Reproduce the listing below exactly, beginning with its first line and ending with the line that holds "const captions = ['а)', 'б)', 'в)'];"; pictures are not part of the copy.

++++ Dataset extract ++++

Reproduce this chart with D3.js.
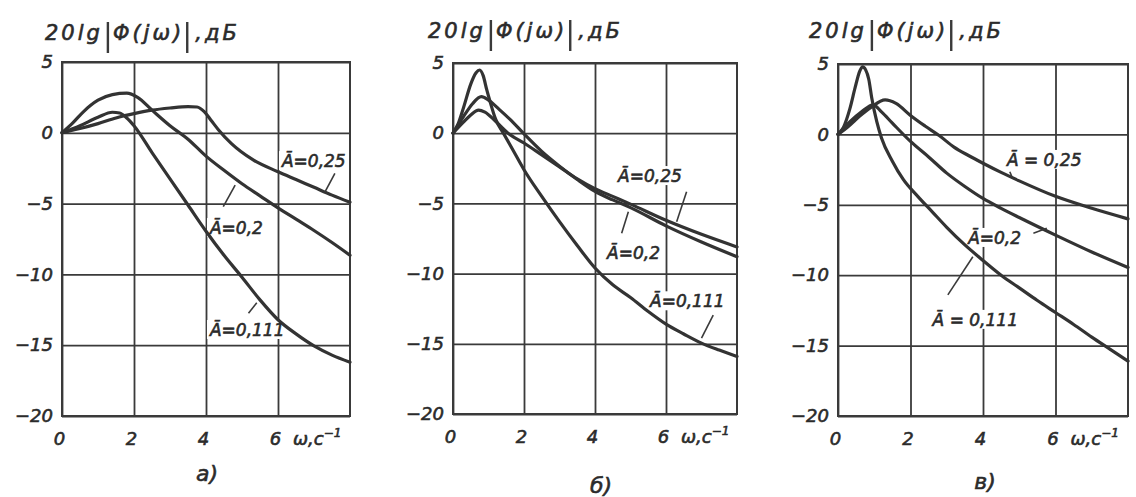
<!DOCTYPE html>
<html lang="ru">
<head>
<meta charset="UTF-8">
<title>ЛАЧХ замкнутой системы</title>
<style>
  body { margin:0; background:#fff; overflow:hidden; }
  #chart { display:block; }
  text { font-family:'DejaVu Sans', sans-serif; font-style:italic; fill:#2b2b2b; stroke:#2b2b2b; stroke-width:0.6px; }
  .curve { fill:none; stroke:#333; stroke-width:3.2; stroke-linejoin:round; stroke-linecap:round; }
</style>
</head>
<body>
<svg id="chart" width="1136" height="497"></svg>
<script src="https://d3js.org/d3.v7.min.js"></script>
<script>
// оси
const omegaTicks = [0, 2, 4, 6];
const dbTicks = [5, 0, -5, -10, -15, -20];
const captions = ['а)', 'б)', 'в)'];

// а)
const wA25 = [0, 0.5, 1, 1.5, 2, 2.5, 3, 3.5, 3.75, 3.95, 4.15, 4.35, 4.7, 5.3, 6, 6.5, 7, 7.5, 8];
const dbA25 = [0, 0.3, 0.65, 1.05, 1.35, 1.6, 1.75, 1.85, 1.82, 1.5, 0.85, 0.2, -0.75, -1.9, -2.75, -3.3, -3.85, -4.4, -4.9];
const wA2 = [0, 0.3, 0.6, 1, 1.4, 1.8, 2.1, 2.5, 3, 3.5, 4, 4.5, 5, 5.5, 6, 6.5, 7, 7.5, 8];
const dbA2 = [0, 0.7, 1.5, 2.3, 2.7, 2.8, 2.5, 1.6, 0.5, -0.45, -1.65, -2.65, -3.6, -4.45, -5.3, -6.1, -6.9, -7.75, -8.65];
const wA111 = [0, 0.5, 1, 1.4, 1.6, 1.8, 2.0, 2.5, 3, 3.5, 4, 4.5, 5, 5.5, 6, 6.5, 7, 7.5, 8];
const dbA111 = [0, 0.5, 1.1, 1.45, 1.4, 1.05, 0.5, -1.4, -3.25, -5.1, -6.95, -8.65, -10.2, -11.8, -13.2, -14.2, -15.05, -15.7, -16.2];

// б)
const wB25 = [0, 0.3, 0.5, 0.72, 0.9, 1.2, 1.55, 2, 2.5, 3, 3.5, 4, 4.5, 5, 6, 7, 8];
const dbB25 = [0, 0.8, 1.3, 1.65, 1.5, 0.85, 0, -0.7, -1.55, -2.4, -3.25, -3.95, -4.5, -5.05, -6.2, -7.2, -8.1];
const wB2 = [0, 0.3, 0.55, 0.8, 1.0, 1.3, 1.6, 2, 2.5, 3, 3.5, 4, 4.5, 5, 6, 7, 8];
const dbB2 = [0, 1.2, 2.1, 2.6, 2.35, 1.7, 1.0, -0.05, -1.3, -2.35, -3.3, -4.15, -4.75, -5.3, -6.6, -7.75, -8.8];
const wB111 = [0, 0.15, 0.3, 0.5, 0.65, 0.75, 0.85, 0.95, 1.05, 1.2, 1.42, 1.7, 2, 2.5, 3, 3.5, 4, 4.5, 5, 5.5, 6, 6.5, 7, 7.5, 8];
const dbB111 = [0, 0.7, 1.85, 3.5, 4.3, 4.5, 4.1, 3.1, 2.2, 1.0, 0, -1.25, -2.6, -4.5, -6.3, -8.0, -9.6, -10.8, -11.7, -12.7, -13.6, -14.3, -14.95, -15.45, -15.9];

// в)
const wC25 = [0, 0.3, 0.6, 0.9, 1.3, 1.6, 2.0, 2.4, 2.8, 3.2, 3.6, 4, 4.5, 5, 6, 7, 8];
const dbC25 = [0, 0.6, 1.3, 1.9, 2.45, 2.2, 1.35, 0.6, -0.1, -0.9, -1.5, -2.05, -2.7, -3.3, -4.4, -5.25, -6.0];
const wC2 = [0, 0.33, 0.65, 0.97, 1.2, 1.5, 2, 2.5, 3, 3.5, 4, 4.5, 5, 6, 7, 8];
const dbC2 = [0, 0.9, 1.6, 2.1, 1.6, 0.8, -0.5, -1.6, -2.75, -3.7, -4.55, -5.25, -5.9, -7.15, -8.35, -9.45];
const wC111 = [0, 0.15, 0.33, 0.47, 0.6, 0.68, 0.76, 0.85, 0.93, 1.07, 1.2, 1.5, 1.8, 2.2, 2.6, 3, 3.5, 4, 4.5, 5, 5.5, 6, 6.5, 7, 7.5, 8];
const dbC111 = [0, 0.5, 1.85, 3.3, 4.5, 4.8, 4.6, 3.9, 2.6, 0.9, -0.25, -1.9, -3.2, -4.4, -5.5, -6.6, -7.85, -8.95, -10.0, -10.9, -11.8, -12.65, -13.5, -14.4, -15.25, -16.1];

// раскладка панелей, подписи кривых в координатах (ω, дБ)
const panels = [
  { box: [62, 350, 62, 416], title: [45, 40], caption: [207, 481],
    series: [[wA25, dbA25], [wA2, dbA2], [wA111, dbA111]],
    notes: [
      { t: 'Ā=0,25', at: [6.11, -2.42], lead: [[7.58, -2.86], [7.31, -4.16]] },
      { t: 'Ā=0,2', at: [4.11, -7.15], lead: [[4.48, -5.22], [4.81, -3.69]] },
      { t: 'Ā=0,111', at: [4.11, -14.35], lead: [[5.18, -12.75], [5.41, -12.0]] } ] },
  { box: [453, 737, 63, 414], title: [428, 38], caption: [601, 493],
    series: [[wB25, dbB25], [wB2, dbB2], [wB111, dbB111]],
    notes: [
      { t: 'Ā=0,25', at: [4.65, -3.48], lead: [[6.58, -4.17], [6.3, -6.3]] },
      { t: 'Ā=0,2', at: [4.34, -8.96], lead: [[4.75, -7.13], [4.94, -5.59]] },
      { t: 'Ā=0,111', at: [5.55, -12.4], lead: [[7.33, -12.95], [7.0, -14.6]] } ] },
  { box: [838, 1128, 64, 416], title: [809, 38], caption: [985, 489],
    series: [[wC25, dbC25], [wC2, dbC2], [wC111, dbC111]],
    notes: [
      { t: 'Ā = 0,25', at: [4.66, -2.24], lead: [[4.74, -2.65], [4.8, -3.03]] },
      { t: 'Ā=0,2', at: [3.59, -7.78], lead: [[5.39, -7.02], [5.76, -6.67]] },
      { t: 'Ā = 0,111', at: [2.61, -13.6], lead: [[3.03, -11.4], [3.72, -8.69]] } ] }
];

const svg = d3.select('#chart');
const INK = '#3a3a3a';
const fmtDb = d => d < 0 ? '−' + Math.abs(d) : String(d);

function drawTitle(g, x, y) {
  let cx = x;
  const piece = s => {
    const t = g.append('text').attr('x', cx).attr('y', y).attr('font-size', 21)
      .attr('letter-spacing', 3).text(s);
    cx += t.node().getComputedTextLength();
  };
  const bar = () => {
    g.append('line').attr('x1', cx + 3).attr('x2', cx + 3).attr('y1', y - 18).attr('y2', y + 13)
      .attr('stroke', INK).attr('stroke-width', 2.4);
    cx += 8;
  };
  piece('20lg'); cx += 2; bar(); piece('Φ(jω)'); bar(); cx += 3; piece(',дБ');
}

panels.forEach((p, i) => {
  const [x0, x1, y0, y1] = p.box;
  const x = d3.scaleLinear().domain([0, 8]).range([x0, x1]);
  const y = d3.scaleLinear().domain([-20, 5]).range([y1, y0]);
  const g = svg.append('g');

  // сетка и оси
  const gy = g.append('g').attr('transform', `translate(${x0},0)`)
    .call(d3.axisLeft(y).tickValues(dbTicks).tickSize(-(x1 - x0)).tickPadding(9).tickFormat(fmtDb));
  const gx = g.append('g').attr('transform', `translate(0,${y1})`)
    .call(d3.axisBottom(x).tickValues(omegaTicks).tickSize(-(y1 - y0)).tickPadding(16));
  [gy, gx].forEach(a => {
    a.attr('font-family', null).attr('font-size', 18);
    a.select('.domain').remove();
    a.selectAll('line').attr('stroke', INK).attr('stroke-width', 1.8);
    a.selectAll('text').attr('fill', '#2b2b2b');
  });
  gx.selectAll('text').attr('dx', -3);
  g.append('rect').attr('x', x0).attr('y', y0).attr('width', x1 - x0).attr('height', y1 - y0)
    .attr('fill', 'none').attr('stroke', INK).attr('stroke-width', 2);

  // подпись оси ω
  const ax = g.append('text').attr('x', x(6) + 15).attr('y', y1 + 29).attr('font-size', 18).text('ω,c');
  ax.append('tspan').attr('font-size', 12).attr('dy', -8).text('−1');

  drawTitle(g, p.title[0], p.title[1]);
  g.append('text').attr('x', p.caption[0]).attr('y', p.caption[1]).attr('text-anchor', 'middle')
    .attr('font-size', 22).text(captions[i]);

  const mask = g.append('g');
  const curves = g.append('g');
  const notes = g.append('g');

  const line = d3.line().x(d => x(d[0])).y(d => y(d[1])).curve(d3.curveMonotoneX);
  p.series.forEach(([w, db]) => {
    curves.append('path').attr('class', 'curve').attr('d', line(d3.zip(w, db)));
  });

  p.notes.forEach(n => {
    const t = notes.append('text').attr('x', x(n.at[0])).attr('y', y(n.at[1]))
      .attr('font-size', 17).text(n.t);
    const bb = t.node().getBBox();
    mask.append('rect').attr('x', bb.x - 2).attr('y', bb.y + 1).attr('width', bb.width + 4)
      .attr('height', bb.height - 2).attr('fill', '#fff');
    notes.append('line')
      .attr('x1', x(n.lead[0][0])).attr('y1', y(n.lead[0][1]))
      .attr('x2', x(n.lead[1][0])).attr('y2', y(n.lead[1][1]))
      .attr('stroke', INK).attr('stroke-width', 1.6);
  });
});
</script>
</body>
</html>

++++

### [Complete answer]
Reproduce this chart with D3.js.
<!DOCTYPE html>
<html lang="ru">
<head>
<meta charset="UTF-8">
<title>ЛАЧХ замкнутой системы</title>
<style>
  body { margin:0; background:#fff; overflow:hidden; }
  #chart { display:block; }
  text { font-family:'DejaVu Sans', sans-serif; font-style:italic; fill:#2b2b2b; stroke:#2b2b2b; stroke-width:0.6px; }
  .curve { fill:none; stroke:#333; stroke-width:3.2; stroke-linejoin:round; stroke-linecap:round; }
</style>
</head>
<body>
<svg id="chart" width="1136" height="497"></svg>
<script src="https://d3js.org/d3.v7.min.js"></script>
<script>
// оси
const omegaTicks = [0, 2, 4, 6];
const dbTicks = [5, 0, -5, -10, -15, -20];
const captions = ['а)', 'б)', 'в)'];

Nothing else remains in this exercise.